── Task inputs
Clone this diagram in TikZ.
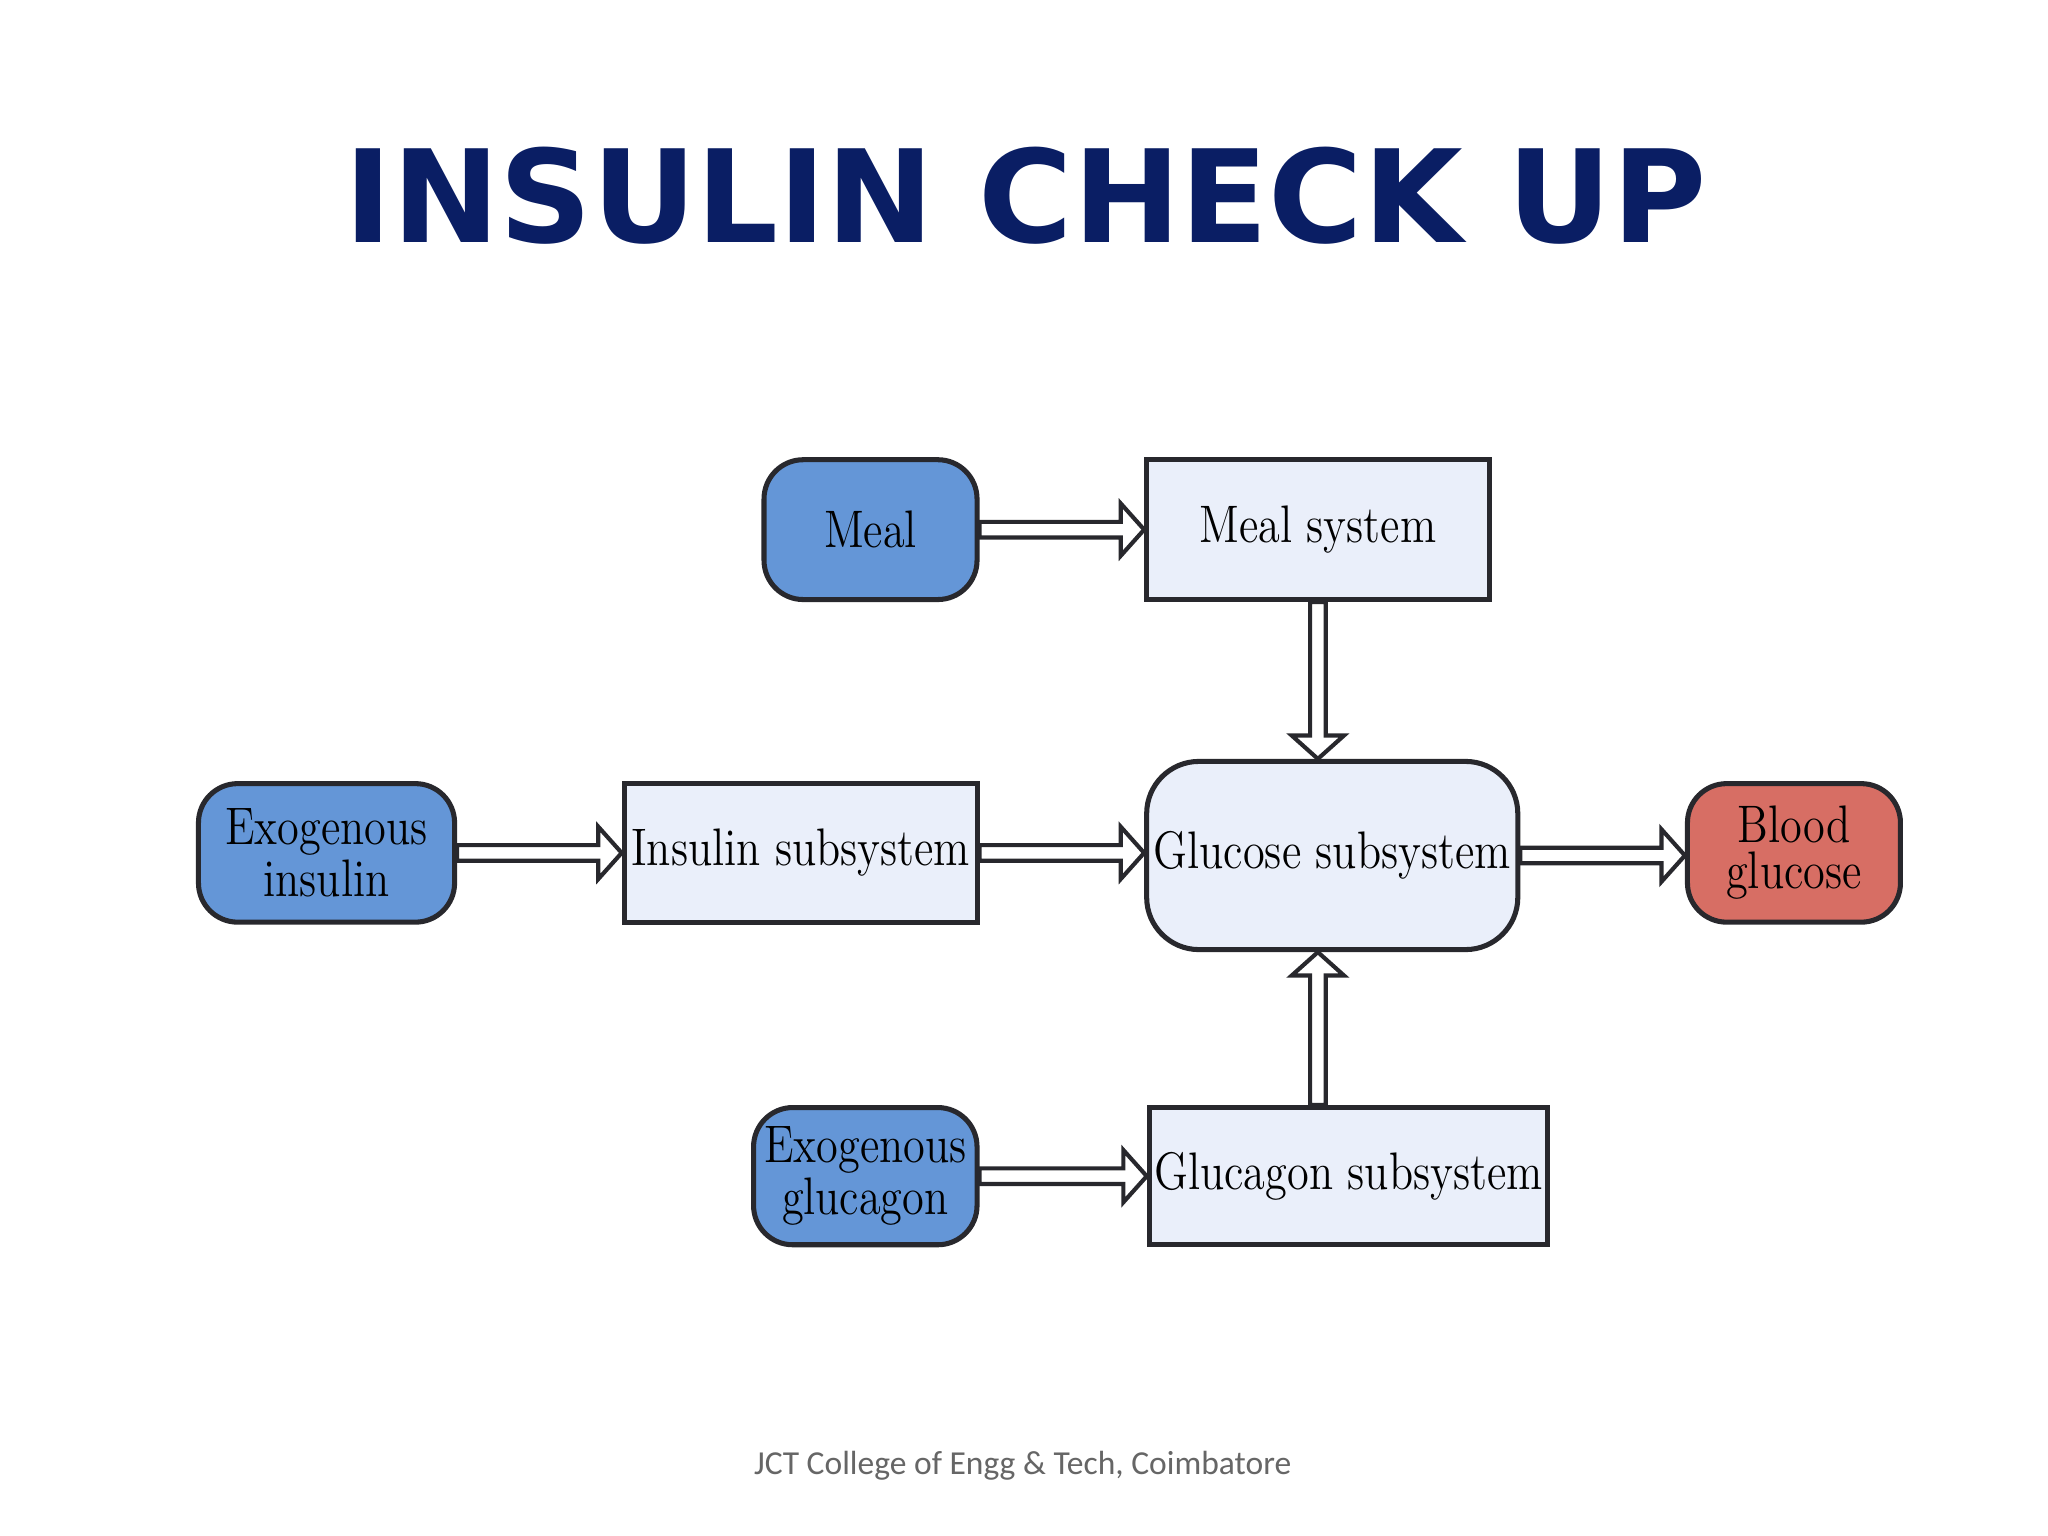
\documentclass[tikz,border=0pt]{standalone}
\usepackage{fontspec}
\newfontfamily\titlefont{DejaVu Sans}
\newfontfamily\footfont{Carlito}
\newfontfamily\nodefont{Latin Modern Roman}[FakeStretch=0.84]
\usetikzlibrary{calc}
\definecolor{ttl}{RGB}{10,30,100}
\definecolor{bluef}{RGB}{100,150,215}
\definecolor{boxf}{RGB}{234,239,250}
\definecolor{redf}{RGB}{215,110,100}
\definecolor{edge}{RGB}{40,40,45}
\tikzset{
  base/.style={draw=edge, line width=1.1pt, align=center, inner sep=0pt,
    font=\nodefont\fontsize{11.5}{10}\selectfont},
  rbox/.style={base, rounded corners=0.3cm},
  sbox/.style={base, fill=boxf},
  arr/.style={draw=edge, line width=0.9pt, fill=white, line join=miter},
}
\newcommand\hollowR[2]{\draw[arr] let \p1=(#1.east), \p2=(#2.west) in
  (\x1,\y1+1.7pt) -- (\x2-5.1pt,\y1+1.7pt) -- (\x2-5.1pt,\y1+5.7pt) -- (\x2,\y1)
  -- (\x2-5.1pt,\y1-5.7pt) -- (\x2-5.1pt,\y1-1.7pt) -- (\x1,\y1-1.7pt) -- cycle;}
\begin{document}
\begin{tikzpicture}[x=0.01cm,y=0.01cm]
\useasboundingbox (0,0) rectangle (1568,-1176);
\fill[white] (0,0) rectangle (1568,-1176);
\node[font=\titlefont\bfseries\fontsize{28}{30}\selectfont, text=ttl] (title) at (785,-150) {INSULIN CHECK UP};
\node[rbox, fill=bluef, minimum width=1.63cm, minimum height=1.07cm] (meal) at (666.5,-405.5) {Meal};
\node[sbox, minimum width=2.62cm, minimum height=1.07cm] (mealsys) at (1009,-405.5) {Meal system};
\node[rbox, fill=bluef, minimum width=1.96cm, minimum height=1.06cm] (exoins) at (250,-653) {Exogenous\\insulin};
\node[sbox, minimum width=2.70cm, minimum height=1.06cm] (inssub) at (613,-653) {Insulin subsystem};
\node[rbox, fill=boxf, rounded corners=0.4cm, minimum width=2.84cm, minimum height=1.44cm] (gluc) at (1020,-655) {Glucose subsystem};
\node[rbox, fill=redf, minimum width=1.63cm, minimum height=1.06cm] (blood) at (1373.5,-653) {Blood\\glucose};
\node[rbox, fill=bluef, minimum width=1.71cm, minimum height=1.05cm] (exoglu) at (662.5,-900.5) {Exogenous\\glucagon};
\node[sbox, minimum width=3.05cm, minimum height=1.05cm] (glusub) at (1032.5,-900.5) {Glucagon subsystem};
\node[font=\footfont\fontsize{7.3}{8}\selectfont, text=black!60] (foot) at (783,-1122) {JCT College of Engg \& Tech, Coimbatore};
\hollowR{meal}{mealsys}
\hollowR{exoins}{inssub}
\hollowR{inssub}{gluc}
\hollowR{gluc}{blood}
\hollowR{exoglu}{glusub}
\draw[arr] let \p1=(mealsys.south), \p2=(gluc.north) in
  (\x1-1.7pt,\y1) -- (\x1-1.7pt,\y2+5.1pt) -- (\x1-5.7pt,\y2+5.1pt) -- (\x1,\y2)
  -- (\x1+5.7pt,\y2+5.1pt) -- (\x1+1.7pt,\y2+5.1pt) -- (\x1+1.7pt,\y1) -- cycle;
\draw[arr] let \p1=(glusub.north), \p2=(gluc.south), \p3=(mealsys.south) in
  (\x3-1.7pt,\y1) -- (\x3-1.7pt,\y2-5.1pt) -- (\x3-5.7pt,\y2-5.1pt) -- (\x3,\y2)
  -- (\x3+5.7pt,\y2-5.1pt) -- (\x3+1.7pt,\y2-5.1pt) -- (\x3+1.7pt,\y1) -- cycle;
\end{tikzpicture}
\end{document}
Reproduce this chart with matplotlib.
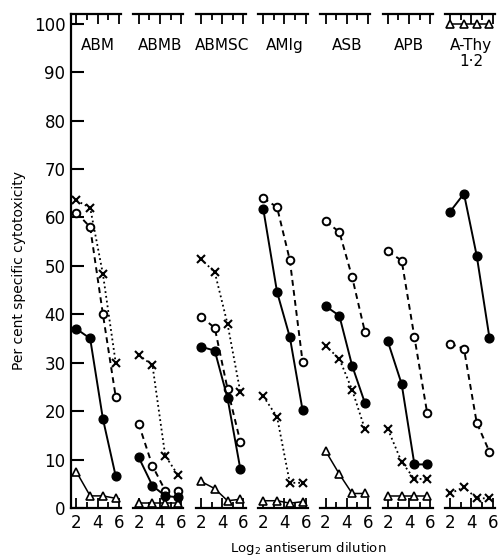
────
Find how many lines of the listing include the string "this" and give that number, nothing else.

2